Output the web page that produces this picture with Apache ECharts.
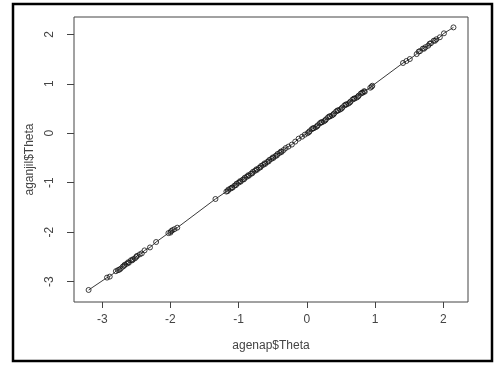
<!DOCTYPE html>
<html>
<head>
<meta charset="utf-8">
<script src="https://cdn.jsdelivr.net/npm/echarts@6/dist/echarts.min.js"></script>
<style>
  html, body { margin: 0; padding: 0; background: #fff; }
  #chart { width: 495px; height: 365px; }
</style>
</head>
<body>
<div id="chart"></div>
<script>
// theta estimates, agenap (x) vs aganjil (y)
const agenapTheta = [
  -3.20, -2.93, -2.89, -2.80, -2.77, -2.73, -2.70, -2.67, -2.64, -2.61,
  -2.58, -2.55, -2.52, -2.49, -2.45, -2.42, -2.38, -2.30, -2.21, -2.03,
  -2.00, -1.97, -1.94, -1.90, -1.34, -1.18, -1.15, -1.12, -1.09, -1.06,
  -1.03, -1.00, -0.97, -0.94, -0.91, -0.88, -0.85, -0.82, -0.79, -0.76,
  -0.73, -0.70, -0.67, -0.64, -0.61, -0.58, -0.55, -0.52, -0.49, -0.46,
  -0.43, -0.40, -0.37, -0.34, -0.31, -0.27, -0.22, -0.17, -0.12, -0.07,
  -0.03, 0.01, 0.04, 0.07, 0.10, 0.13, 0.16, 0.19, 0.22, 0.25,
  0.28, 0.31, 0.34, 0.37, 0.40, 0.43, 0.46, 0.49, 0.52, 0.55,
  0.58, 0.61, 0.64, 0.67, 0.70, 0.73, 0.76, 0.79, 0.82, 0.85,
  0.93, 0.96, 1.41, 1.46, 1.51, 1.61, 1.66, 1.70, 1.74, 1.78,
  1.82, 1.86, 1.90, 1.95, 2.01, 2.15,
  -2.75, -2.68, -2.62, -2.56, -2.50, -1.99, -1.16, -1.10, -1.04, -0.98,
  -0.92, -0.86, -0.80, -0.74, -0.68, -0.62, -0.56, -0.50, -0.44, -0.38,
  0.03, 0.09, 0.15, 0.21, 0.27, 0.33, 0.39, 0.45, 0.51, 0.57,
  0.63, 0.69, 0.75, 0.81, 0.84, 0.95, 1.64, 1.72, 1.80, 1.88
]
const aganjilTheta = [
  -3.17, -2.92, -2.90, -2.79, -2.77, -2.74, -2.70, -2.66, -2.64, -2.62,
  -2.57, -2.55, -2.53, -2.48, -2.45, -2.43, -2.37, -2.31, -2.20, -2.02,
  -2.01, -1.96, -1.94, -1.91, -1.33, -1.18, -1.14, -1.12, -1.10, -1.06,
  -1.02, -1.00, -0.98, -0.94, -0.90, -0.88, -0.86, -0.82, -0.78, -0.76,
  -0.74, -0.70, -0.66, -0.64, -0.62, -0.58, -0.54, -0.52, -0.50, -0.46,
  -0.42, -0.40, -0.38, -0.34, -0.30, -0.27, -0.23, -0.17, -0.11, -0.07,
  -0.03, 0.00, 0.04, 0.08, 0.10, 0.12, 0.16, 0.20, 0.22, 0.24,
  0.28, 0.32, 0.34, 0.36, 0.40, 0.44, 0.46, 0.48, 0.52, 0.56,
  0.58, 0.60, 0.64, 0.68, 0.70, 0.72, 0.76, 0.80, 0.82, 0.84,
  0.92, 0.96, 1.42, 1.46, 1.50, 1.60, 1.66, 1.71, 1.74, 1.77,
  1.82, 1.87, 1.90, 1.94, 2.02, 2.14,
  -2.76, -2.68, -2.61, -2.57, -2.50, -1.98, -1.17, -1.10, -1.05, -0.97,
  -0.93, -0.85, -0.81, -0.73, -0.69, -0.61, -0.57, -0.49, -0.45, -0.37,
  0.02, 0.10, 0.14, 0.22, 0.26, 0.34, 0.38, 0.46, 0.50, 0.58,
  0.62, 0.70, 0.74, 0.82, 0.85, 0.94, 1.65, 1.71, 1.81, 1.87
]
const xTicks = [-3, -2, -1, 0, 1, 2]
const yTicks = [-3, -2, -1, 0, 1, 2]

const points = agenapTheta.map((v, i) => [v, aganjilTheta[i]])
const linePoints = points.slice().sort((a, b) => a[0] - b[0])

const textColor = '#444'
const lineColor = '#444'
const font = 'Liberation Sans, Arial, sans-serif'

const chart = echarts.init(document.getElementById('chart'), null, { renderer: 'canvas' })
chart.setOption({
  animation: false,
  backgroundColor: '#fff',
  grid: {
    left: 74,
    top: 17,
    right: 27,
    bottom: 63,
    show: true,
    borderColor: lineColor,
    borderWidth: 1
  },
  xAxis: {
    type: 'value',
    min: -3.414,
    max: 2.363,
    name: 'agenap$Theta',
    nameLocation: 'middle',
    nameGap: 38,
    nameTextStyle: { color: textColor, fontSize: 12, fontFamily: font },
    splitLine: { show: false },
    axisLine: { show: false, onZero: false },
    axisTick: {
      show: true,
      length: 6,
      customValues: xTicks,
      lineStyle: { color: lineColor }
    },
    axisLabel: {
      customValues: xTicks,
      margin: 12,
      color: textColor,
      fontSize: 12,
      fontFamily: font
    }
  },
  yAxis: {
    type: 'value',
    min: -3.413,
    max: 2.35,
    name: 'aganjil$Theta',
    nameLocation: 'middle',
    nameGap: 35,
    nameTextStyle: { color: textColor, fontSize: 12, fontFamily: font },
    splitLine: { show: false },
    axisLine: { show: false, onZero: false },
    axisTick: {
      show: true,
      length: 7,
      customValues: yTicks,
      lineStyle: { color: lineColor }
    },
    axisLabel: {
      customValues: yTicks,
      rotate: 90,
      margin: 18,
      color: textColor,
      fontSize: 12,
      fontFamily: font
    }
  },
  graphic: [{
    type: 'rect',
    shape: { x: 13, y: 4, width: 479, height: 357 },
    style: { fill: 'none', stroke: '#000', lineWidth: 2.5 },
    silent: true
  }],
  series: [
    {
      type: 'line',
      data: linePoints,
      showSymbol: false,
      symbol: 'none',
      lineStyle: { color: '#222', width: 0.9 },
      silent: true
    },
    {
      type: 'scatter',
      data: points,
      symbol: 'circle',
      symbolSize: 5,
      itemStyle: { color: 'rgba(0,0,0,0)', borderColor: '#111', borderWidth: 1 }
    }
  ]
})
</script>
</body>
</html>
———
### YOUR GOAL
Quote all the lines above exactly as given. Do not include the pictures.

### EXPECTED OUTPUT
Output the web page that produces this picture with Apache ECharts.
<!DOCTYPE html>
<html>
<head>
<meta charset="utf-8">
<script src="https://cdn.jsdelivr.net/npm/echarts@6/dist/echarts.min.js"></script>
<style>
  html, body { margin: 0; padding: 0; background: #fff; }
  #chart { width: 495px; height: 365px; }
</style>
</head>
<body>
<div id="chart"></div>
<script>
// theta estimates, agenap (x) vs aganjil (y)
const agenapTheta = [
  -3.20, -2.93, -2.89, -2.80, -2.77, -2.73, -2.70, -2.67, -2.64, -2.61,
  -2.58, -2.55, -2.52, -2.49, -2.45, -2.42, -2.38, -2.30, -2.21, -2.03,
  -2.00, -1.97, -1.94, -1.90, -1.34, -1.18, -1.15, -1.12, -1.09, -1.06,
  -1.03, -1.00, -0.97, -0.94, -0.91, -0.88, -0.85, -0.82, -0.79, -0.76,
  -0.73, -0.70, -0.67, -0.64, -0.61, -0.58, -0.55, -0.52, -0.49, -0.46,
  -0.43, -0.40, -0.37, -0.34, -0.31, -0.27, -0.22, -0.17, -0.12, -0.07,
  -0.03, 0.01, 0.04, 0.07, 0.10, 0.13, 0.16, 0.19, 0.22, 0.25,
  0.28, 0.31, 0.34, 0.37, 0.40, 0.43, 0.46, 0.49, 0.52, 0.55,
  0.58, 0.61, 0.64, 0.67, 0.70, 0.73, 0.76, 0.79, 0.82, 0.85,
  0.93, 0.96, 1.41, 1.46, 1.51, 1.61, 1.66, 1.70, 1.74, 1.78,
  1.82, 1.86, 1.90, 1.95, 2.01, 2.15,
  -2.75, -2.68, -2.62, -2.56, -2.50, -1.99, -1.16, -1.10, -1.04, -0.98,
  -0.92, -0.86, -0.80, -0.74, -0.68, -0.62, -0.56, -0.50, -0.44, -0.38,
  0.03, 0.09, 0.15, 0.21, 0.27, 0.33, 0.39, 0.45, 0.51, 0.57,
  0.63, 0.69, 0.75, 0.81, 0.84, 0.95, 1.64, 1.72, 1.80, 1.88
]
const aganjilTheta = [
  -3.17, -2.92, -2.90, -2.79, -2.77, -2.74, -2.70, -2.66, -2.64, -2.62,
  -2.57, -2.55, -2.53, -2.48, -2.45, -2.43, -2.37, -2.31, -2.20, -2.02,
  -2.01, -1.96, -1.94, -1.91, -1.33, -1.18, -1.14, -1.12, -1.10, -1.06,
  -1.02, -1.00, -0.98, -0.94, -0.90, -0.88, -0.86, -0.82, -0.78, -0.76,
  -0.74, -0.70, -0.66, -0.64, -0.62, -0.58, -0.54, -0.52, -0.50, -0.46,
  -0.42, -0.40, -0.38, -0.34, -0.30, -0.27, -0.23, -0.17, -0.11, -0.07,
  -0.03, 0.00, 0.04, 0.08, 0.10, 0.12, 0.16, 0.20, 0.22, 0.24,
  0.28, 0.32, 0.34, 0.36, 0.40, 0.44, 0.46, 0.48, 0.52, 0.56,
  0.58, 0.60, 0.64, 0.68, 0.70, 0.72, 0.76, 0.80, 0.82, 0.84,
  0.92, 0.96, 1.42, 1.46, 1.50, 1.60, 1.66, 1.71, 1.74, 1.77,
  1.82, 1.87, 1.90, 1.94, 2.02, 2.14,
  -2.76, -2.68, -2.61, -2.57, -2.50, -1.98, -1.17, -1.10, -1.05, -0.97,
  -0.93, -0.85, -0.81, -0.73, -0.69, -0.61, -0.57, -0.49, -0.45, -0.37,
  0.02, 0.10, 0.14, 0.22, 0.26, 0.34, 0.38, 0.46, 0.50, 0.58,
  0.62, 0.70, 0.74, 0.82, 0.85, 0.94, 1.65, 1.71, 1.81, 1.87
]
const xTicks = [-3, -2, -1, 0, 1, 2]
const yTicks = [-3, -2, -1, 0, 1, 2]

const points = agenapTheta.map((v, i) => [v, aganjilTheta[i]])
const linePoints = points.slice().sort((a, b) => a[0] - b[0])

const textColor = '#444'
const lineColor = '#444'
const font = 'Liberation Sans, Arial, sans-serif'

const chart = echarts.init(document.getElementById('chart'), null, { renderer: 'canvas' })
chart.setOption({
  animation: false,
  backgroundColor: '#fff',
  grid: {
    left: 74,
    top: 17,
    right: 27,
    bottom: 63,
    show: true,
    borderColor: lineColor,
    borderWidth: 1
  },
  xAxis: {
    type: 'value',
    min: -3.414,
    max: 2.363,
    name: 'agenap$Theta',
    nameLocation: 'middle',
    nameGap: 38,
    nameTextStyle: { color: textColor, fontSize: 12, fontFamily: font },
    splitLine: { show: false },
    axisLine: { show: false, onZero: false },
    axisTick: {
      show: true,
      length: 6,
      customValues: xTicks,
      lineStyle: { color: lineColor }
    },
    axisLabel: {
      customValues: xTicks,
      margin: 12,
      color: textColor,
      fontSize: 12,
      fontFamily: font
    }
  },
  yAxis: {
    type: 'value',
    min: -3.413,
    max: 2.35,
    name: 'aganjil$Theta',
    nameLocation: 'middle',
    nameGap: 35,
    nameTextStyle: { color: textColor, fontSize: 12, fontFamily: font },
    splitLine: { show: false },
    axisLine: { show: false, onZero: false },
    axisTick: {
      show: true,
      length: 7,
      customValues: yTicks,
      lineStyle: { color: lineColor }
    },
    axisLabel: {
      customValues: yTicks,
      rotate: 90,
      margin: 18,
      color: textColor,
      fontSize: 12,
      fontFamily: font
    }
  },
  graphic: [{
    type: 'rect',
    shape: { x: 13, y: 4, width: 479, height: 357 },
    style: { fill: 'none', stroke: '#000', lineWidth: 2.5 },
    silent: true
  }],
  series: [
    {
      type: 'line',
      data: linePoints,
      showSymbol: false,
      symbol: 'none',
      lineStyle: { color: '#222', width: 0.9 },
      silent: true
    },
    {
      type: 'scatter',
      data: points,
      symbol: 'circle',
      symbolSize: 5,
      itemStyle: { color: 'rgba(0,0,0,0)', borderColor: '#111', borderWidth: 1 }
    }
  ]
})
</script>
</body>
</html>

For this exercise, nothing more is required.